(Editor's note: The House Tax Committee and House New Economy and Quality of Life Committee will hold a joint session at 9 a.m. today in Room 352 of the State Capitol Building. This text was e-mailed to all members.)
Dear Joint House Committee Members:
It has come to my attention that you will be meeting today to discuss the Michigan film incentive program. As you consider the testimony and documents presented by various parties, be advised that certain items with seemingly pristine pedigrees may be deeply flawed.
For example, a Michigan State University film subsidy "impact" study (funded by the Michigan Economic Development Corp.) published last winter had some merits, but these are overbalanced by the fact that its model excluded 100 percent of the costs associated with the program. This is analogous to an accountant leaving the liabilities off a company's balance sheet and concluding it has a high net worth. (For details refer to "Special Effects: Flawed Report on Film Incentives Provides Distorted Lens," published by the Mackinac Center.)
A valid study would have shown not only the program's costs, but also would have recognized how the higher tax burden those costs impose may contribute to Michigan job losses, especially since this film subsidy program came hard on the heels of the October 2007 $1.4 billion tax hike.

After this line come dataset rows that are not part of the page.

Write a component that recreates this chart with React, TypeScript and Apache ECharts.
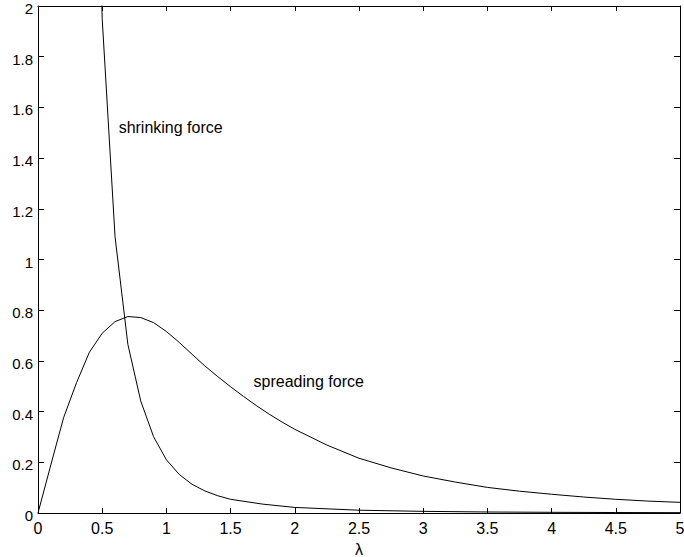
import React, { useEffect, useRef } from "react";
import * as echarts from "echarts";

const spreadLambda = [0, 0.1, 0.2, 0.3, 0.4, 0.5, 0.6, 0.7, 0.8, 0.9, 1.0, 1.1, 1.2, 1.3, 1.4, 1.5, 1.6, 1.7, 1.8, 1.9, 2.0, 2.25, 2.5, 2.75, 3.0, 3.25, 3.5, 3.75, 4.0, 4.25, 4.5, 4.75, 5.0];
const spreadValues = [0, 0.19, 0.377, 0.514, 0.634, 0.709, 0.755, 0.775, 0.771, 0.751, 0.716, 0.673, 0.626, 0.58, 0.538, 0.498, 0.46, 0.424, 0.39, 0.359, 0.33, 0.268, 0.216, 0.178, 0.146, 0.122, 0.101, 0.086, 0.074, 0.063, 0.054, 0.047, 0.042];

const shrinkLambda = [0.4, 0.5, 0.6, 0.7, 0.8, 0.9, 1.0, 1.1, 1.2, 1.3, 1.4, 1.5, 1.75, 2.0, 2.5, 3.0, 3.5, 4.0, 4.5, 5.0];
const shrinkValues = [3.9, 1.95, 1.09, 0.665, 0.442, 0.301, 0.21, 0.152, 0.113, 0.087, 0.068, 0.054, 0.035, 0.022, 0.011, 0.0065, 0.004, 0.0027, 0.0019, 0.0013];

const shrinkLabel = { text: "shrinking force", lambda: 0.628, value: 1.52 };
const spreadLabel = { text: "spreading force", lambda: 1.679, value: 0.518 };

const FONT = "'Liberation Sans', Arial, Helvetica, sans-serif";

export default function App() {
  const ref = useRef<HTMLDivElement>(null);
  useEffect(() => {
    if (!ref.current) return;
    const chart = echarts.init(ref.current, null, { renderer: "svg" });
    const lineStyle = { color: "#000", width: 1 };
    const axisLine = { show: true, onZero: false, lineStyle };
    const tick = { show: true, inside: true, length: 5, lineStyle: { color: "#000", width: 1 } };
    const label = { color: "#000", fontSize: 16, fontFamily: FONT };
    const markLabel = (l: { text: string; lambda: number; value: number }) => ({
      symbol: "circle",
      symbolSize: 0,
      silent: true,
      data: [
        {
          coord: [l.lambda, l.value],
          label: {
            show: true,
            position: "right",
            distance: 0,
            formatter: l.text,
            color: "#000",
            fontSize: 16,
            fontFamily: FONT,
          },
        },
      ],
    });
    chart.setOption({
      animation: false,
      backgroundColor: "#fff",
      grid: { left: 38, right: 4, top: 6, bottom: 44, show: false, containLabel: false, outerBoundsMode: "none" },
      xAxis: [
        {
          type: "value",
          min: 0,
          max: 5,
          interval: 0.5,
          position: "bottom",
          axisLine,
          axisTick: tick,
          axisLabel: { ...label, margin: 7 },
          splitLine: { show: false },
          name: "λ",
          nameLocation: "middle",
          nameGap: 28,
          nameTextStyle: { color: "#000", fontSize: 16, fontFamily: FONT },
        },
        {
          type: "value",
          min: 0,
          max: 5,
          interval: 0.5,
          position: "top",
          axisLine,
          axisTick: tick,
          axisLabel: { show: false },
          splitLine: { show: false },
        },
      ],
      yAxis: [
        {
          type: "value",
          min: 0,
          max: 2,
          interval: 0.2,
          position: "left",
          axisLine,
          axisTick: { ...tick, length: 6 },
          axisLabel: { ...label, fontSize: 15, lineHeight: 5, verticalAlign: "top", margin: 5 },
          splitLine: { show: false },
        },
        {
          type: "value",
          min: 0,
          max: 2,
          interval: 0.2,
          position: "right",
          axisLine,
          axisTick: { ...tick, length: 6 },
          axisLabel: { show: false },
          splitLine: { show: false },
        },
      ],
      series: [
        {
          type: "line",
          name: "spreading force",
          data: spreadLambda.map((x, i) => [x, spreadValues[i]]),
          showSymbol: false,
          symbol: "none",
          lineStyle,
          clip: true,
          markPoint: markLabel(spreadLabel),
        },
        {
          type: "line",
          name: "shrinking force",
          data: shrinkLambda.map((x, i) => [x, shrinkValues[i]]),
          showSymbol: false,
          symbol: "none",
          lineStyle,
          clip: true,
          markPoint: markLabel(shrinkLabel),
        },
      ],
    });
    return () => chart.dispose();
  }, []);
  return (
    <div
      ref={ref}
      style={{ position: "fixed", left: 0, top: 0, width: 684, height: 557, background: "#fff" }}
    />
  );
}
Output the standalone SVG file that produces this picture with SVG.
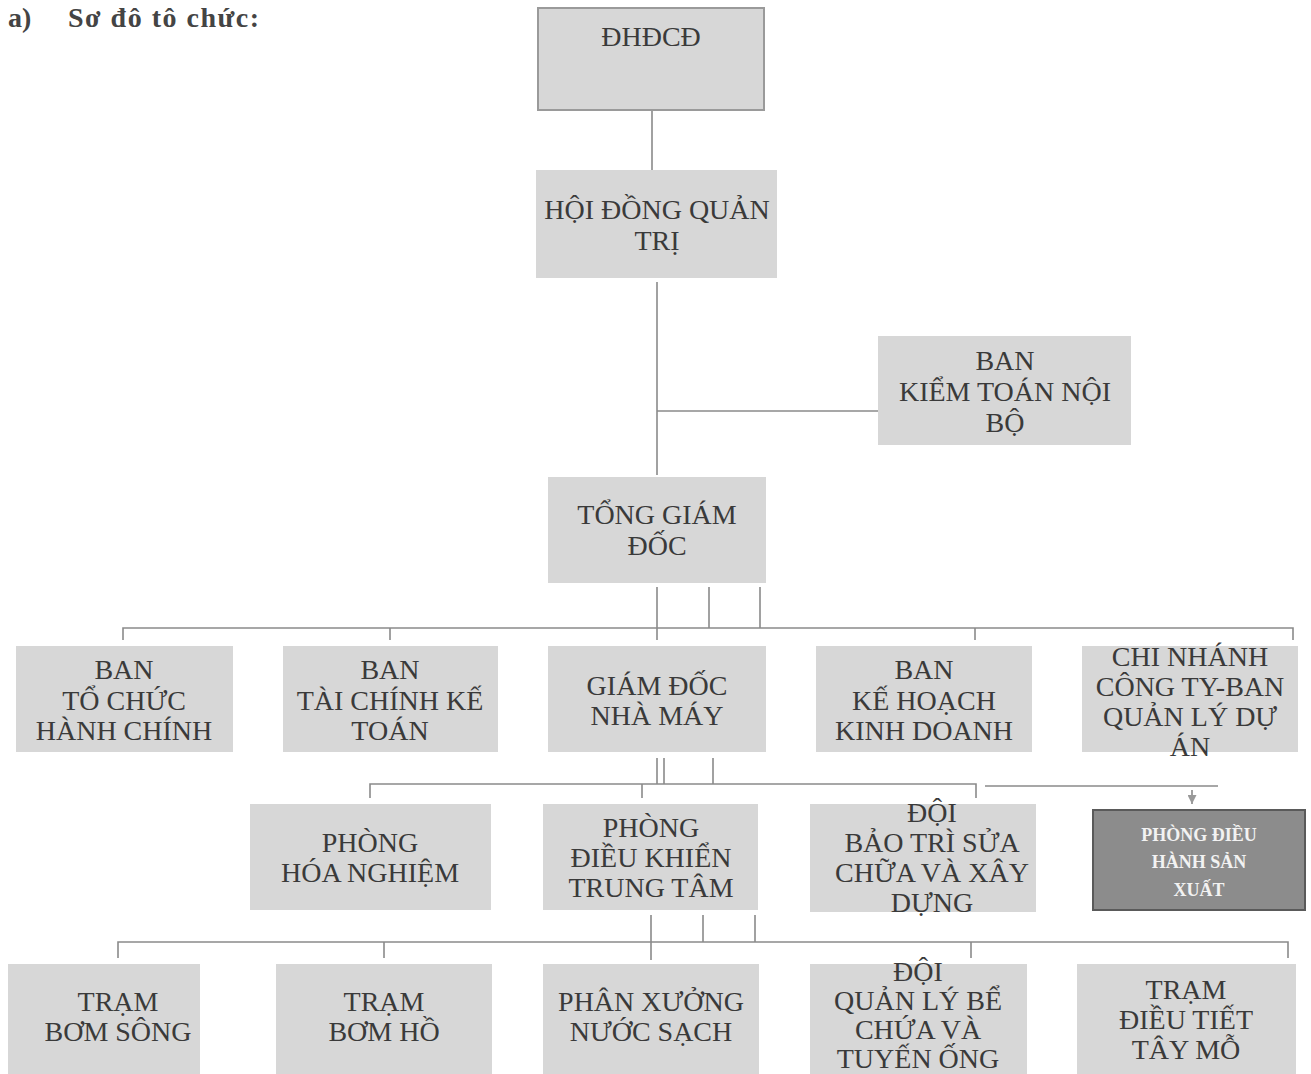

Including such costs would not only be more intellectually honest, it would help make the program more transparent.
One more thing: It's confusing and misleading to refer to this as a "tax credit" program. It is in fact a cash subsidy in the form of a tax credit program. Sadly, the Michigan Film Office's secrecy prevents us from calculating the amount of cash subsidies vs. tax breaks. At least one Senate Fiscal Agency analysis, however, suggests they are largely cash handouts.